- **INSTRUCTION**
Write out exactly the lines that run from the line containing "What TikZ code" through the line containing "angle=429.9,x radius=268,y radius=145];"; both end lines belong to the answer.
[BEGIN THE RECORDS]
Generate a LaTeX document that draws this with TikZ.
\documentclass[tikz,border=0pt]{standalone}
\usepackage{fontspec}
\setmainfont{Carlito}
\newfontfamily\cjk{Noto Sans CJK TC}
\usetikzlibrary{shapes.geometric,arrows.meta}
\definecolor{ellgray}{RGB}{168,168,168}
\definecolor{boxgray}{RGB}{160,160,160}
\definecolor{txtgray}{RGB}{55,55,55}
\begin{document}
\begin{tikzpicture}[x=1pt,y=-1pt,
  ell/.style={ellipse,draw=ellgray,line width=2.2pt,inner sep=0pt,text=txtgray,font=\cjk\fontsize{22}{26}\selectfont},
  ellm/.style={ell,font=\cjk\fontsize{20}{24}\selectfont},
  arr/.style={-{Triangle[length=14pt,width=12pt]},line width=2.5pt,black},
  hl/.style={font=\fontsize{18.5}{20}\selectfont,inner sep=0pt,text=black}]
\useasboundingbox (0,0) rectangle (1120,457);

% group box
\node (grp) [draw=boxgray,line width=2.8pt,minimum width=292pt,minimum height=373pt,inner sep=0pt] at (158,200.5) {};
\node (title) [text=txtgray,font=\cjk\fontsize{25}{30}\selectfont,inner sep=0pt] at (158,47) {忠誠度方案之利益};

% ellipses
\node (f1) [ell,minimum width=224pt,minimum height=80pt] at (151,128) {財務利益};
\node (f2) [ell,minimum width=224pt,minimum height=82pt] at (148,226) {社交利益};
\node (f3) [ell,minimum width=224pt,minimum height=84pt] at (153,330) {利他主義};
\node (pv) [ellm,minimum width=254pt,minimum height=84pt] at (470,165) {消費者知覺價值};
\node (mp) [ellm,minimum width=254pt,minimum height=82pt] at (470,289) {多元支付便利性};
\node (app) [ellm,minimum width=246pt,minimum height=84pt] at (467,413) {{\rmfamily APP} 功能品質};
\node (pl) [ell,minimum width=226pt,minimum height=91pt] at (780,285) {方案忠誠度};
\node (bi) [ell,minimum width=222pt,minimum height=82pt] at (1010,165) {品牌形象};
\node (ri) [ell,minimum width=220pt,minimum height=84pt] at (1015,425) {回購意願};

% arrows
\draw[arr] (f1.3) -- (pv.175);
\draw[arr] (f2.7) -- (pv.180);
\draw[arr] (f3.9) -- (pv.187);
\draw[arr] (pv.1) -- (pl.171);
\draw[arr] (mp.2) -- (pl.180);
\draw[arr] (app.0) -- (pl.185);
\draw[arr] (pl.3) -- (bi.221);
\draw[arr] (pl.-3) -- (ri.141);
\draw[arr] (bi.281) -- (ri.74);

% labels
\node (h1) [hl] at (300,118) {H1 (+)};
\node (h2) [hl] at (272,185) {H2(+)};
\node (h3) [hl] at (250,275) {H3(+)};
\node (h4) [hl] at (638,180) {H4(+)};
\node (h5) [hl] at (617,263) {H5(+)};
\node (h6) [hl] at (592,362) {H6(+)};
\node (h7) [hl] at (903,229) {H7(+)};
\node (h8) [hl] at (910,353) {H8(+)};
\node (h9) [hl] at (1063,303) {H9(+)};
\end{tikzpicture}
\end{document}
[END THE RECORDS]
[BEGIN THE RECORDS]
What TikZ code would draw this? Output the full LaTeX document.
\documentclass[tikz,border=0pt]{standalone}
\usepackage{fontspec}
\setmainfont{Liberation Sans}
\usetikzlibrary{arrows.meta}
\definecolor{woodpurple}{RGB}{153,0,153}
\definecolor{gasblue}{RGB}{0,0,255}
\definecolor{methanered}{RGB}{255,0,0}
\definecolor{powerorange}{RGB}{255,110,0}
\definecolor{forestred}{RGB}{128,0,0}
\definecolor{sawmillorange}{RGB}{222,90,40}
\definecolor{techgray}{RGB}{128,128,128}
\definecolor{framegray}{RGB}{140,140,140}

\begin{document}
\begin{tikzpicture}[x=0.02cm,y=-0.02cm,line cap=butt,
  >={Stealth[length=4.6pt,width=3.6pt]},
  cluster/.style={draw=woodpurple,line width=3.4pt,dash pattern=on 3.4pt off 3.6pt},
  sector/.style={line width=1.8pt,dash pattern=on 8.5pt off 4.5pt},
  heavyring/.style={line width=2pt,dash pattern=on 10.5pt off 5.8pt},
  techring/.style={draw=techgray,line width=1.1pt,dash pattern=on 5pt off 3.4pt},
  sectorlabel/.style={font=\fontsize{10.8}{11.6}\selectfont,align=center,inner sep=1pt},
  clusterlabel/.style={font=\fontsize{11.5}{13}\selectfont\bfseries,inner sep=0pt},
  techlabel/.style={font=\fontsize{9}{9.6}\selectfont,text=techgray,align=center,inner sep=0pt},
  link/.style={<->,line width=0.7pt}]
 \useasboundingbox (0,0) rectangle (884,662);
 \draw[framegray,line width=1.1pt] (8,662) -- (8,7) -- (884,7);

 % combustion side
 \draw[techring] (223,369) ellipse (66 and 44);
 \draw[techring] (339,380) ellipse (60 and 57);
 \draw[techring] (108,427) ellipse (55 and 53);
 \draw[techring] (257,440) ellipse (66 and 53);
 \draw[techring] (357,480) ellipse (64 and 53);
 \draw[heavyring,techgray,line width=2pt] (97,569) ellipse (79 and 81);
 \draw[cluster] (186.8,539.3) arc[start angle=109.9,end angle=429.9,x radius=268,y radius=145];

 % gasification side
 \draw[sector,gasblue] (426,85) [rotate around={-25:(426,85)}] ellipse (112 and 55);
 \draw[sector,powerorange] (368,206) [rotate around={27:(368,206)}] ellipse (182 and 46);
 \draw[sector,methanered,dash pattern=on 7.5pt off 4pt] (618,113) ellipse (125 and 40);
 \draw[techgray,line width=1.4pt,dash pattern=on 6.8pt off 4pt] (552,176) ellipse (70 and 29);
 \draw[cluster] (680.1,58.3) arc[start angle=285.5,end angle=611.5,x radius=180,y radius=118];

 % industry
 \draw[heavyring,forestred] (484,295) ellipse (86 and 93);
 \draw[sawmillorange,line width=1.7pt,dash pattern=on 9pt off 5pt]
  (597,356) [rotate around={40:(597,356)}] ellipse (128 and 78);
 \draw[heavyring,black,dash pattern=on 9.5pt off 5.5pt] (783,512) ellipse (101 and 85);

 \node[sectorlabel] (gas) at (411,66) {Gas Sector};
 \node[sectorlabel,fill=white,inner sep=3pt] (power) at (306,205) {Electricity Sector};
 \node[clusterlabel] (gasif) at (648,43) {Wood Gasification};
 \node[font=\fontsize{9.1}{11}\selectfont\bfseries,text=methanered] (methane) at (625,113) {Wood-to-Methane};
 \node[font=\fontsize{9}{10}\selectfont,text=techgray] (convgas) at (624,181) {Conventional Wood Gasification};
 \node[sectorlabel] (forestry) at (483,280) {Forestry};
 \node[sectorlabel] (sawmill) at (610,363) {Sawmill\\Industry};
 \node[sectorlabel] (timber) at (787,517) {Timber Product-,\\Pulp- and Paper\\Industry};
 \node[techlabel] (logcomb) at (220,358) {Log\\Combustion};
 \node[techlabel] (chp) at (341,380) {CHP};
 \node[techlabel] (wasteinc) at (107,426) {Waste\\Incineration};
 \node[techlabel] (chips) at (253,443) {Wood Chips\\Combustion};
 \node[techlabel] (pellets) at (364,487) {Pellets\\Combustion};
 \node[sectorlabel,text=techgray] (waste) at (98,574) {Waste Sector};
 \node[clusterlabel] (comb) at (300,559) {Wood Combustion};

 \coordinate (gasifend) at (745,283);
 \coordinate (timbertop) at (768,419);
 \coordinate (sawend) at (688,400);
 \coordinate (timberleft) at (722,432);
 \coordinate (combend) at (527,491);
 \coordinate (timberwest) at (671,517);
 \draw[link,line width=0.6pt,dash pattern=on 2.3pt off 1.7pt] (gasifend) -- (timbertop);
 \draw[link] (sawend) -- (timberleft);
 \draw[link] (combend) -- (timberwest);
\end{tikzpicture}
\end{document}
[END THE RECORDS]
- **FINISHED ANSWER**
What TikZ code would draw this? Output the full LaTeX document.
\documentclass[tikz,border=0pt]{standalone}
\usepackage{fontspec}
\setmainfont{Liberation Sans}
\usetikzlibrary{arrows.meta}
\definecolor{woodpurple}{RGB}{153,0,153}
\definecolor{gasblue}{RGB}{0,0,255}
\definecolor{methanered}{RGB}{255,0,0}
\definecolor{powerorange}{RGB}{255,110,0}
\definecolor{forestred}{RGB}{128,0,0}
\definecolor{sawmillorange}{RGB}{222,90,40}
\definecolor{techgray}{RGB}{128,128,128}
\definecolor{framegray}{RGB}{140,140,140}

\begin{document}
\begin{tikzpicture}[x=0.02cm,y=-0.02cm,line cap=butt,
  >={Stealth[length=4.6pt,width=3.6pt]},
  cluster/.style={draw=woodpurple,line width=3.4pt,dash pattern=on 3.4pt off 3.6pt},
  sector/.style={line width=1.8pt,dash pattern=on 8.5pt off 4.5pt},
  heavyring/.style={line width=2pt,dash pattern=on 10.5pt off 5.8pt},
  techring/.style={draw=techgray,line width=1.1pt,dash pattern=on 5pt off 3.4pt},
  sectorlabel/.style={font=\fontsize{10.8}{11.6}\selectfont,align=center,inner sep=1pt},
  clusterlabel/.style={font=\fontsize{11.5}{13}\selectfont\bfseries,inner sep=0pt},
  techlabel/.style={font=\fontsize{9}{9.6}\selectfont,text=techgray,align=center,inner sep=0pt},
  link/.style={<->,line width=0.7pt}]
 \useasboundingbox (0,0) rectangle (884,662);
 \draw[framegray,line width=1.1pt] (8,662) -- (8,7) -- (884,7);

 % combustion side
 \draw[techring] (223,369) ellipse (66 and 44);
 \draw[techring] (339,380) ellipse (60 and 57);
 \draw[techring] (108,427) ellipse (55 and 53);
 \draw[techring] (257,440) ellipse (66 and 53);
 \draw[techring] (357,480) ellipse (64 and 53);
 \draw[heavyring,techgray,line width=2pt] (97,569) ellipse (79 and 81);
 \draw[cluster] (186.8,539.3) arc[start angle=109.9,end angle=429.9,x radius=268,y radius=145];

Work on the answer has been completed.